SMC Building Parts Mold: A Comprehensive Selection Guide

To meet the growing demand for high-quality construction components, SMC molds are now commonly used to produce parts such as wall panels, roofing elements, cladding, and more. However, selecting the right SMC building parts mold can be a challenging task due to the wide variety of options available, each tailored to different applications and needs. This guide will walk you through the key factors to consider when selecting an SMC mold for building parts, ensuring that you choose the option for your construction project.

SMC is a durable, lightweight, and cost-effective composite material with a range of beneficial properties. Some of the key advantages of using SMC in building parts include:

Strength and Durability: SMC offers a high strength-to-weight ratio, making it ideal for load-bearing applications.

Corrosion Resistance: Unlike metals, SMC does not corrode, making it suitable for outdoor and high-moisture environments.

Design Flexibility: The material can be molded into complex shapes, allowing for the production of customized components.

Cost-Effectiveness: SMC is more affordable compared to other materials like metals or concrete, reducing overall construction costs.

Thermal Insulation: SMC has good thermal insulation properties, helping with energy efficiency in buildings.

Low Maintenance: Due to its resistance to wear and corrosion, SMC building parts require minimal maintenance.

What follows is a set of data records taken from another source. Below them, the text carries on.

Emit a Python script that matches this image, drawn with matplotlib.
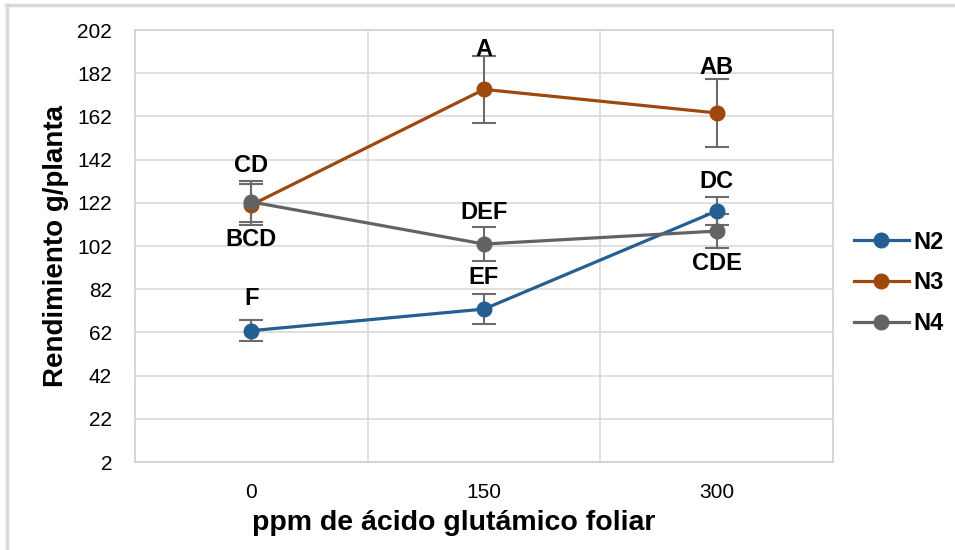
#!/usr/bin/env python3
"""Rendimiento g/planta vs ppm de ácido glutámico foliar (N2, N3, N4)."""

import matplotlib
matplotlib.use('Agg')
import matplotlib.pyplot as plt
from matplotlib.lines import Line2D

plt.rcParams['font.family'] = ['Liberation Sans', 'DejaVu Sans']

# ---------------------------------------------------------------------------
# Data
# ---------------------------------------------------------------------------
dosis = ['0', '150', '300']
series = ['N2', 'N3', 'N4']

n2_mean = [62.8, 72.8, 118.2]
n2_err = [5.0, 7.0, 6.5]
n2_letras = ['F', 'EF', 'DC']

n3_mean = [121.0, 174.5, 163.6]
n3_err = [9.5, 15.5, 15.8]
n3_letras = ['BCD', 'A', 'AB']

n4_mean = [122.4, 102.9, 108.9]
n4_err = [9.5, 8.0, 8.0]
n4_letras = ['CD', 'DEF', 'CDE']

y_ticks = [2, 22, 42, 62, 82, 102, 122, 142, 162, 182, 202]

colors = {'N2': '#255E91', 'N3': '#9E480E', 'N4': '#636363'}

# label offset (in points) for each letter: above (+) / below (-) the marker
offsets = {
    'N2': [23, 23, 21.5],
    'N3': [-25, 29, 33],
    'N4': [26.5, 22.5, -23],
}

# ---------------------------------------------------------------------------
# Plot
# ---------------------------------------------------------------------------
fig = plt.figure(figsize=(9.55, 5.5), dpi=100)
ax = fig.add_axes([135 / 955, 1 - 462 / 550, (833 - 135) / 955, (462 - 30) / 550])

x = list(range(len(dosis)))
data = {
    'N2': (n2_mean, n2_err, n2_letras),
    'N3': (n3_mean, n3_err, n3_letras),
    'N4': (n4_mean, n4_err, n4_letras),
}

for name in series:
    mean, err, letras = data[name]
    ax.errorbar(x, mean, yerr=err, fmt='none', ecolor='#6b6b6b',
                elinewidth=1.5, capsize=8.5, capthick=1.5, zorder=3)
    ax.plot(x, mean, color=colors[name], lw=2.3, marker='o', ms=10.5,
            label=name, zorder=4)
    for xi, yi, txt, off in zip(x, mean, letras, offsets[name]):
        ax.annotate(txt, (xi, yi), xytext=(0, off), textcoords='offset points',
                    ha='center', va='center', fontsize=17, fontweight='bold',
                    zorder=5)

ax.set_xlim(-0.5, 2.5)
ax.set_ylim(2, 202)
ax.set_xticks(x)
ax.set_xticklabels(dosis)
ax.set_yticks(y_ticks)
ax.set_xticks([0.5, 1.5], minor=True)
ax.tick_params(axis='both', which='both', length=0, labelsize=15, colors='black')
ax.tick_params(axis='y', pad=16.5)
ax.tick_params(axis='x', pad=15)
ax.grid(axis='y', which='major', color='#d9d9d9', lw=1.2)
ax.grid(axis='x', which='minor', color='#d9d9d9', lw=1.2)
ax.set_axisbelow(True)
for sp in ax.spines.values():
    sp.set_color('#d0d0d0')
    sp.set_linewidth(1.2)

ax.set_xlabel('ppm de ácido glutámico foliar', fontsize=20.5, fontweight='bold')
ax.xaxis.set_label_coords(0.456, -0.112)
ax.set_ylabel('Rendimiento g/planta', fontsize=20, fontweight='bold', labelpad=6)

ax.legend(loc='center left', bbox_to_anchor=(1.0, 0.415), frameon=False,
          prop={'weight': 'bold', 'size': 17}, handlelength=2.3,
          labelspacing=0.75, handletextpad=0.2)

# outer chart border (top and left visible in the reference)
fig.add_artist(Line2D([0.006, 1.0], [0.991, 0.991], color='#d9d9d9', lw=2.5))
fig.add_artist(Line2D([0.007, 0.007], [0.0, 0.991], color='#d9d9d9', lw=2.5))

plt.savefig('out.png', dpi=100)
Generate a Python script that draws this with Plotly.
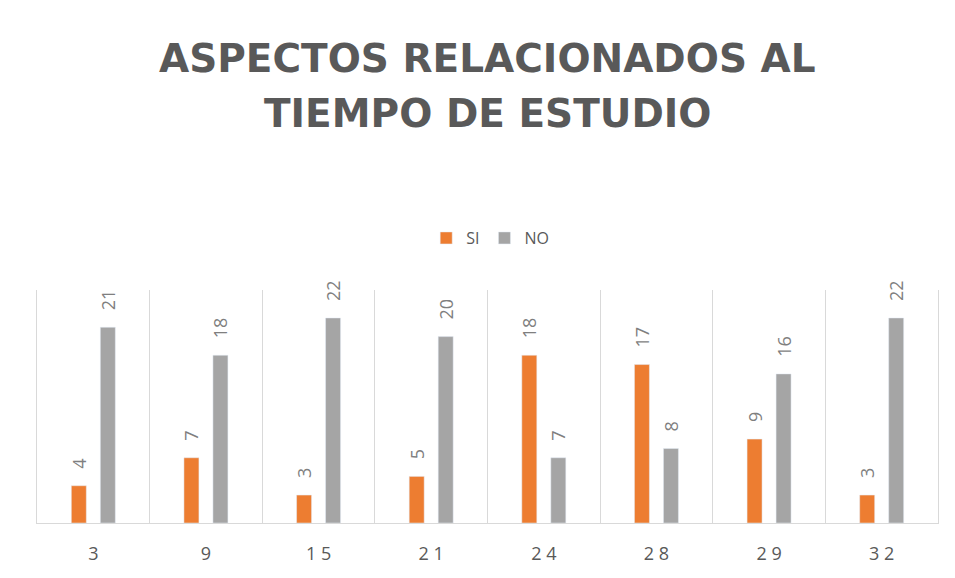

Given these advantages, SMC molds are used in a wide range of applications in the building industry, from exterior cladding to interior panels and structural components.

When choosing an SMC mold for your building parts, there are several key factors to consider to ensure you select the right one for your specific needs. Below are the important aspects to keep in mind:

The complexity of the building part you intend to create is a crucial factor in selecting the right mold. SMC is highly versatile and can be used to produce a variety of designs, including both simple and complex shapes. However, some molds are better suited for intricate designs, while others may be more suited for simpler parts.

Simple Parts: For basic components such as flat panels or straightforward shapes, a less complex mold may suffice. These molds are easier to design and manufacture and typically come at a lower cost.

Complex Parts: If your building components require intricate designs, curves, or custom features, you'll need a mold that allows for greater flexibility. For example, SMC molds that incorporate advanced molding techniques like compression molding or vacuum-assisted molding are better suited for producing complex parts.

Another important consideration when selecting an SMC mold is ensuring compatibility with the material you intend to use. SMC molds are generally compatible with a wide range of composite materials, including both standard and customized formulations. However, you'll need to confirm that the specific type of SMC being used is suitable for the mold you are considering.

Glass Fiber Content: Higher glass fiber content in SMC formulations results in stronger, more rigid parts. Depending on the intended use (e.g., structural panels or decorative elements), you may want to select a mold that supports this type of composite.

Additives and Fillers: Some SMC formulations include additional additives such as UV stabilizers, flame retardants, or fillers. Ensure that your chosen mold can accommodate these specialized formulations if needed for specific applications like fire-resistant panels or UV-resistant cladding.

The material used to construct the mold itself plays a significant role in the quality and lifespan of the parts produced. Molds for SMC building components are typically made from high-strength materials such as tool steel, aluminum, or cast iron, each offering distinct benefits:

Tool Steel: Provides high durability and wear resistance, making it ideal for high-volume production runs and molds that need to withstand significant wear.

Aluminum: Offers lighter weight and better thermal conductivity, making it a suitable option for shorter production runs or prototyping. Aluminum molds also heat up and cool down faster, improving cycle times.